(TASK PROMPT): Say the number of lines containing the string "this", and say nothing else.

(DATA TO PROCESS):

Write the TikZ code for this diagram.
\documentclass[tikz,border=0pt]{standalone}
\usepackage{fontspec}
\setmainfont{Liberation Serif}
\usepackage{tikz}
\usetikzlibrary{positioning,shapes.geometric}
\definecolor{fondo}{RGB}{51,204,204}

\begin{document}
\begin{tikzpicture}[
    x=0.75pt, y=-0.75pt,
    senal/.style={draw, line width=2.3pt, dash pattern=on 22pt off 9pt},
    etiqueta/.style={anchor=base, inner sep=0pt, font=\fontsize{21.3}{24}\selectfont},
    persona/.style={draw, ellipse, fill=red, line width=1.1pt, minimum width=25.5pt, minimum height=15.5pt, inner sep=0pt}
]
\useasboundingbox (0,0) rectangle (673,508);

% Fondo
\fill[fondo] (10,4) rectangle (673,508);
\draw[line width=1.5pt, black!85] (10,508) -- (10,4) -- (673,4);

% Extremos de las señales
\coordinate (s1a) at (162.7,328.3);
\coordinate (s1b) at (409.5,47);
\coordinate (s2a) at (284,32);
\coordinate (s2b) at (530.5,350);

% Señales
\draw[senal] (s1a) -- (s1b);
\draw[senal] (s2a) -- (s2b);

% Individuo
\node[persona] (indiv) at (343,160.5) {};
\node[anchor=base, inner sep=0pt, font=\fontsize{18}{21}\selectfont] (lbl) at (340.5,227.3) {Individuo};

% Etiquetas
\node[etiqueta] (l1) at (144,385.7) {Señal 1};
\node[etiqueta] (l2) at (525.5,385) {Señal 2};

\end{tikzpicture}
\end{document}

---

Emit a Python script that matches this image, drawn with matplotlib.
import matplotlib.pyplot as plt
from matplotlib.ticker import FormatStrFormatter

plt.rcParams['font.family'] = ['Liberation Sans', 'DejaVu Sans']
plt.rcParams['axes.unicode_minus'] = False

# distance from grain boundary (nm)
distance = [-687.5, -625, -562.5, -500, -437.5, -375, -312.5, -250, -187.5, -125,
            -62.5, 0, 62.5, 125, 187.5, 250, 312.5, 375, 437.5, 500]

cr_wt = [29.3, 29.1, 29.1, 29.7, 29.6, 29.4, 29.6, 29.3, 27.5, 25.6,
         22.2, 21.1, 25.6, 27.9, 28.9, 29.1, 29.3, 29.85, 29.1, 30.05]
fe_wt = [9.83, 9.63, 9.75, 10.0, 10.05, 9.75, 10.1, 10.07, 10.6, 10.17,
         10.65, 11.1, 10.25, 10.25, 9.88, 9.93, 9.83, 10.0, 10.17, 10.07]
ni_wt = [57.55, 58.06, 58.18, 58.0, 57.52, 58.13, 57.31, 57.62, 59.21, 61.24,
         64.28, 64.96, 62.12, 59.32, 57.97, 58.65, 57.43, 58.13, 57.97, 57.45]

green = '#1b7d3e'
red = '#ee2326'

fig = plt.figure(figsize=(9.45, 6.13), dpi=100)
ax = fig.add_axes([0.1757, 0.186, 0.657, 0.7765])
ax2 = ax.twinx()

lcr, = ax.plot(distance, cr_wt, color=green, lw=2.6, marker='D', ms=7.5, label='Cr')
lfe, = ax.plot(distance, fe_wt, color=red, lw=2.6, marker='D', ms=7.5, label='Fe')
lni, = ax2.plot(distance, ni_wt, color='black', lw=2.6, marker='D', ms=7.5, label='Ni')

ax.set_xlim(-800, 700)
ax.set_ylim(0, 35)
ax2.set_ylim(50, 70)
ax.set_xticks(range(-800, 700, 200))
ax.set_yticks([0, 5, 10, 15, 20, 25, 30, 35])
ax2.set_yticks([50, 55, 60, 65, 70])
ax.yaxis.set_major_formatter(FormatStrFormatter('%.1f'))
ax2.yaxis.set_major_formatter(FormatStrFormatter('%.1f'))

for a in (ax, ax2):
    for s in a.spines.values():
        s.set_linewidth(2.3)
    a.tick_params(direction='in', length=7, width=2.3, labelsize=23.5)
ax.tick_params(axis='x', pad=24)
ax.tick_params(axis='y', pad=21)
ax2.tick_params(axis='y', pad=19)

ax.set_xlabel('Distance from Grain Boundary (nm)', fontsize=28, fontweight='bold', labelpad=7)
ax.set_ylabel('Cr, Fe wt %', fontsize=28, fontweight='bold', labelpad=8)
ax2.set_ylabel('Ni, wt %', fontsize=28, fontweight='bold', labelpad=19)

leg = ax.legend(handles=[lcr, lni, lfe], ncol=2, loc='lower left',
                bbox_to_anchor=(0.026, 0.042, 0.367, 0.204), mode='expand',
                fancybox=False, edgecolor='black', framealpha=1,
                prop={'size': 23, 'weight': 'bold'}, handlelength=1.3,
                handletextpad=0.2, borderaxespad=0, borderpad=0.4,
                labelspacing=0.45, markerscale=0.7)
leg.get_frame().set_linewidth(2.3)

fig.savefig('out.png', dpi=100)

(COMPLETED TASK): 2